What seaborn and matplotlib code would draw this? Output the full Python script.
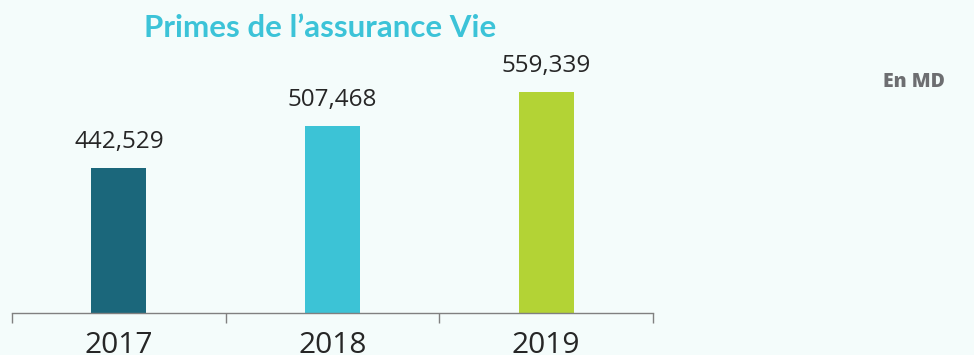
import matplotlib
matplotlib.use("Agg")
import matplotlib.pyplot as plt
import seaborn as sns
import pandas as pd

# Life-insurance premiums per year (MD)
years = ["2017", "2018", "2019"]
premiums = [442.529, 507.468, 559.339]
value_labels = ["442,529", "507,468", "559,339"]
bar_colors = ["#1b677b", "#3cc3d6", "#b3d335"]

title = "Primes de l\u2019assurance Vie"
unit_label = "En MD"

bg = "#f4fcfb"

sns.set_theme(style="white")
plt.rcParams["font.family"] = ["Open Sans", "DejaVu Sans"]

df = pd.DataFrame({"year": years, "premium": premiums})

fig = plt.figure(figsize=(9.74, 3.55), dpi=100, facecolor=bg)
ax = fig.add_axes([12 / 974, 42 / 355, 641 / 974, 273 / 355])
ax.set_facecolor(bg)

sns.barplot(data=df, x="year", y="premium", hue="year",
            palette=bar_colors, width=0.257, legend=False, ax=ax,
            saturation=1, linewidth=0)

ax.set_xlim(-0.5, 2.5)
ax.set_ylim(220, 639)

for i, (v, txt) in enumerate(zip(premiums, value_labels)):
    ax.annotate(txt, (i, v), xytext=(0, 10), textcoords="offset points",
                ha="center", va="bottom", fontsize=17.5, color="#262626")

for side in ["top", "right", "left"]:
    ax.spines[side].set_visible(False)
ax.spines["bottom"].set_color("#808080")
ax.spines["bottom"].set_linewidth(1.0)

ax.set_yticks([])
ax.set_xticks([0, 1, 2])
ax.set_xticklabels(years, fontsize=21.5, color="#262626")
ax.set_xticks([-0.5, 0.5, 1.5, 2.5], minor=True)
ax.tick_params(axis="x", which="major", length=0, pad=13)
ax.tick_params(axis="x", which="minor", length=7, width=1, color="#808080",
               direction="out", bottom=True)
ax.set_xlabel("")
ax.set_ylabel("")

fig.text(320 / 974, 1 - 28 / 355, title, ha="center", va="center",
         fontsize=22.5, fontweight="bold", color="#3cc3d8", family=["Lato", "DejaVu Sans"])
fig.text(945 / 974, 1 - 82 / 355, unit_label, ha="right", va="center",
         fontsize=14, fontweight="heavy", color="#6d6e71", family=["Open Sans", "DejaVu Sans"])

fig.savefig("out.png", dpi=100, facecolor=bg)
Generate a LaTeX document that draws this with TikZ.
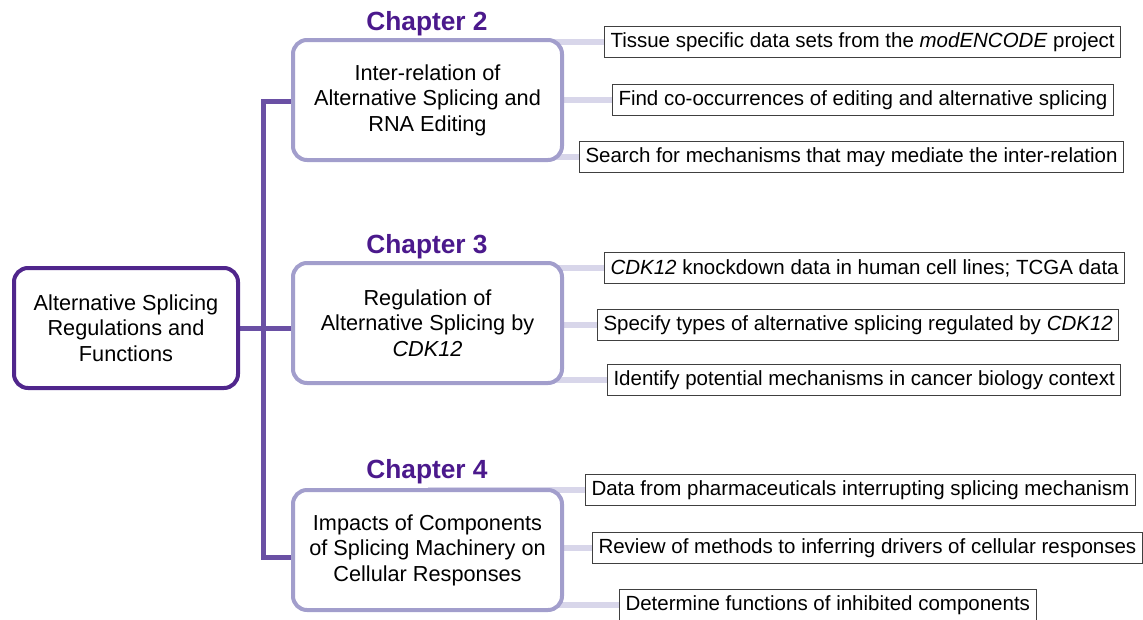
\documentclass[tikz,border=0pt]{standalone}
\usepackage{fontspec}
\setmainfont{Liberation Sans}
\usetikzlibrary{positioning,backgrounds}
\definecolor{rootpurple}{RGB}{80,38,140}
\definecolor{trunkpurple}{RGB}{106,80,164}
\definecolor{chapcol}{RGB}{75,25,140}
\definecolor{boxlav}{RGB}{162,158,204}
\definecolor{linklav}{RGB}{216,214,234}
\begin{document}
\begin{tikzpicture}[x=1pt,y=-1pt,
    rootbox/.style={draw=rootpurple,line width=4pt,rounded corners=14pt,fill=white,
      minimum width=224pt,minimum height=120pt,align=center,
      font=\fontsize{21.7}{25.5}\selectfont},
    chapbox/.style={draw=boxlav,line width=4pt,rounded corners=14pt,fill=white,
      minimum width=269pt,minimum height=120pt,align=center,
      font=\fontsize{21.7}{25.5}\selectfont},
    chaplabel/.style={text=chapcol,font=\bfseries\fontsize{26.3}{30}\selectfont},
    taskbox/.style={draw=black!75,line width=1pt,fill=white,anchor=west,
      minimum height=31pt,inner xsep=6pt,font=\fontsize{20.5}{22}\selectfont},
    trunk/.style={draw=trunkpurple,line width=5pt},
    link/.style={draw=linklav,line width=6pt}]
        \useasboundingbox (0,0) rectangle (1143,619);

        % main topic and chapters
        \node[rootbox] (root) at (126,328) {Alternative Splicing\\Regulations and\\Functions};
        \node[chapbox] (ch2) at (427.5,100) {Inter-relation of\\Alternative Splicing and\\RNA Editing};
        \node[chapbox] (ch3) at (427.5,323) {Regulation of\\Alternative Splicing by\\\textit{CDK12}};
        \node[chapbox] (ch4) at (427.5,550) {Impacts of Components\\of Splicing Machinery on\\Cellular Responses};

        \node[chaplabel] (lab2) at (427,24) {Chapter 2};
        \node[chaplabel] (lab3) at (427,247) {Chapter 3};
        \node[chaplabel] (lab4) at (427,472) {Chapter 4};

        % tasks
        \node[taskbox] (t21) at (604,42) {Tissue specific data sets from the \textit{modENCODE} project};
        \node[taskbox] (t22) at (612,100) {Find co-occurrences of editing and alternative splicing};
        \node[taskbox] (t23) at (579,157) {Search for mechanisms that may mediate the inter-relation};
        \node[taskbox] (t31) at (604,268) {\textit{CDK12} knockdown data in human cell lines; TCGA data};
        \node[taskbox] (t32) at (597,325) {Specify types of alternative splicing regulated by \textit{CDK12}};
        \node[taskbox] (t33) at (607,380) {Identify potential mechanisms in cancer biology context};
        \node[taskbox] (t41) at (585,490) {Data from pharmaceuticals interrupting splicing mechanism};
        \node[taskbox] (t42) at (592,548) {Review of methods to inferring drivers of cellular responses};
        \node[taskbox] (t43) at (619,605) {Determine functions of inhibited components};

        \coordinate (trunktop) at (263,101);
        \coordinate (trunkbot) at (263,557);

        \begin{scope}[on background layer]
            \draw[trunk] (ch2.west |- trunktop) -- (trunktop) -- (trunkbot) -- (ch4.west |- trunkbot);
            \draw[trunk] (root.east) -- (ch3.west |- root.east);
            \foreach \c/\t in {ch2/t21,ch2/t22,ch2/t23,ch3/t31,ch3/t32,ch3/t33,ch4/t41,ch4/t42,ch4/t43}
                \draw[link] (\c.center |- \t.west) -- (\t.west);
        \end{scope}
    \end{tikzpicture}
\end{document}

=====

- Stated task -
Without including the pictures, reproduce all entries exactly.

- Expected answer -
What seaborn and matplotlib code would draw this? Output the full Python script.
import matplotlib
matplotlib.use("Agg")
import matplotlib.pyplot as plt
import seaborn as sns
import pandas as pd

# Life-insurance premiums per year (MD)
years = ["2017", "2018", "2019"]
premiums = [442.529, 507.468, 559.339]
value_labels = ["442,529", "507,468", "559,339"]
bar_colors = ["#1b677b", "#3cc3d6", "#b3d335"]

title = "Primes de l\u2019assurance Vie"
unit_label = "En MD"

bg = "#f4fcfb"

sns.set_theme(style="white")
plt.rcParams["font.family"] = ["Open Sans", "DejaVu Sans"]

df = pd.DataFrame({"year": years, "premium": premiums})

fig = plt.figure(figsize=(9.74, 3.55), dpi=100, facecolor=bg)
ax = fig.add_axes([12 / 974, 42 / 355, 641 / 974, 273 / 355])
ax.set_facecolor(bg)

sns.barplot(data=df, x="year", y="premium", hue="year",
            palette=bar_colors, width=0.257, legend=False, ax=ax,
            saturation=1, linewidth=0)

ax.set_xlim(-0.5, 2.5)
ax.set_ylim(220, 639)

for i, (v, txt) in enumerate(zip(premiums, value_labels)):
    ax.annotate(txt, (i, v), xytext=(0, 10), textcoords="offset points",
                ha="center", va="bottom", fontsize=17.5, color="#262626")

for side in ["top", "right", "left"]:
    ax.spines[side].set_visible(False)
ax.spines["bottom"].set_color("#808080")
ax.spines["bottom"].set_linewidth(1.0)

ax.set_yticks([])
ax.set_xticks([0, 1, 2])
ax.set_xticklabels(years, fontsize=21.5, color="#262626")
ax.set_xticks([-0.5, 0.5, 1.5, 2.5], minor=True)
ax.tick_params(axis="x", which="major", length=0, pad=13)
ax.tick_params(axis="x", which="minor", length=7, width=1, color="#808080",
               direction="out", bottom=True)
ax.set_xlabel("")
ax.set_ylabel("")

fig.text(320 / 974, 1 - 28 / 355, title, ha="center", va="center",
         fontsize=22.5, fontweight="bold", color="#3cc3d8", family=["Lato", "DejaVu Sans"])
fig.text(945 / 974, 1 - 82 / 355, unit_label, ha="right", va="center",
         fontsize=14, fontweight="heavy", color="#6d6e71", family=["Open Sans", "DejaVu Sans"])

fig.savefig("out.png", dpi=100, facecolor=bg)
Generate a LaTeX document that draws this with TikZ.
\documentclass[tikz,border=0pt]{standalone}
\usepackage{fontspec}
\setmainfont{Liberation Sans}
\usetikzlibrary{positioning,backgrounds}
\definecolor{rootpurple}{RGB}{80,38,140}
\definecolor{trunkpurple}{RGB}{106,80,164}
\definecolor{chapcol}{RGB}{75,25,140}
\definecolor{boxlav}{RGB}{162,158,204}
\definecolor{linklav}{RGB}{216,214,234}
\begin{document}
\begin{tikzpicture}[x=1pt,y=-1pt,
    rootbox/.style={draw=rootpurple,line width=4pt,rounded corners=14pt,fill=white,
      minimum width=224pt,minimum height=120pt,align=center,
      font=\fontsize{21.7}{25.5}\selectfont},
    chapbox/.style={draw=boxlav,line width=4pt,rounded corners=14pt,fill=white,
      minimum width=269pt,minimum height=120pt,align=center,
      font=\fontsize{21.7}{25.5}\selectfont},
    chaplabel/.style={text=chapcol,font=\bfseries\fontsize{26.3}{30}\selectfont},
    taskbox/.style={draw=black!75,line width=1pt,fill=white,anchor=west,
      minimum height=31pt,inner xsep=6pt,font=\fontsize{20.5}{22}\selectfont},
    trunk/.style={draw=trunkpurple,line width=5pt},
    link/.style={draw=linklav,line width=6pt}]
        \useasboundingbox (0,0) rectangle (1143,619);

        % main topic and chapters
        \node[rootbox] (root) at (126,328) {Alternative Splicing\\Regulations and\\Functions};
        \node[chapbox] (ch2) at (427.5,100) {Inter-relation of\\Alternative Splicing and\\RNA Editing};
        \node[chapbox] (ch3) at (427.5,323) {Regulation of\\Alternative Splicing by\\\textit{CDK12}};
        \node[chapbox] (ch4) at (427.5,550) {Impacts of Components\\of Splicing Machinery on\\Cellular Responses};

        \node[chaplabel] (lab2) at (427,24) {Chapter 2};
        \node[chaplabel] (lab3) at (427,247) {Chapter 3};
        \node[chaplabel] (lab4) at (427,472) {Chapter 4};

        % tasks
        \node[taskbox] (t21) at (604,42) {Tissue specific data sets from the \textit{modENCODE} project};
        \node[taskbox] (t22) at (612,100) {Find co-occurrences of editing and alternative splicing};
        \node[taskbox] (t23) at (579,157) {Search for mechanisms that may mediate the inter-relation};
        \node[taskbox] (t31) at (604,268) {\textit{CDK12} knockdown data in human cell lines; TCGA data};
        \node[taskbox] (t32) at (597,325) {Specify types of alternative splicing regulated by \textit{CDK12}};
        \node[taskbox] (t33) at (607,380) {Identify potential mechanisms in cancer biology context};
        \node[taskbox] (t41) at (585,490) {Data from pharmaceuticals interrupting splicing mechanism};
        \node[taskbox] (t42) at (592,548) {Review of methods to inferring drivers of cellular responses};
        \node[taskbox] (t43) at (619,605) {Determine functions of inhibited components};

        \coordinate (trunktop) at (263,101);
        \coordinate (trunkbot) at (263,557);

        \begin{scope}[on background layer]
            \draw[trunk] (ch2.west |- trunktop) -- (trunktop) -- (trunkbot) -- (ch4.west |- trunkbot);
            \draw[trunk] (root.east) -- (ch3.west |- root.east);
            \foreach \c/\t in {ch2/t21,ch2/t22,ch2/t23,ch3/t31,ch3/t32,ch3/t33,ch4/t41,ch4/t42,ch4/t43}
                \draw[link] (\c.center |- \t.west) -- (\t.west);
        \end{scope}
    \end{tikzpicture}
\end{document}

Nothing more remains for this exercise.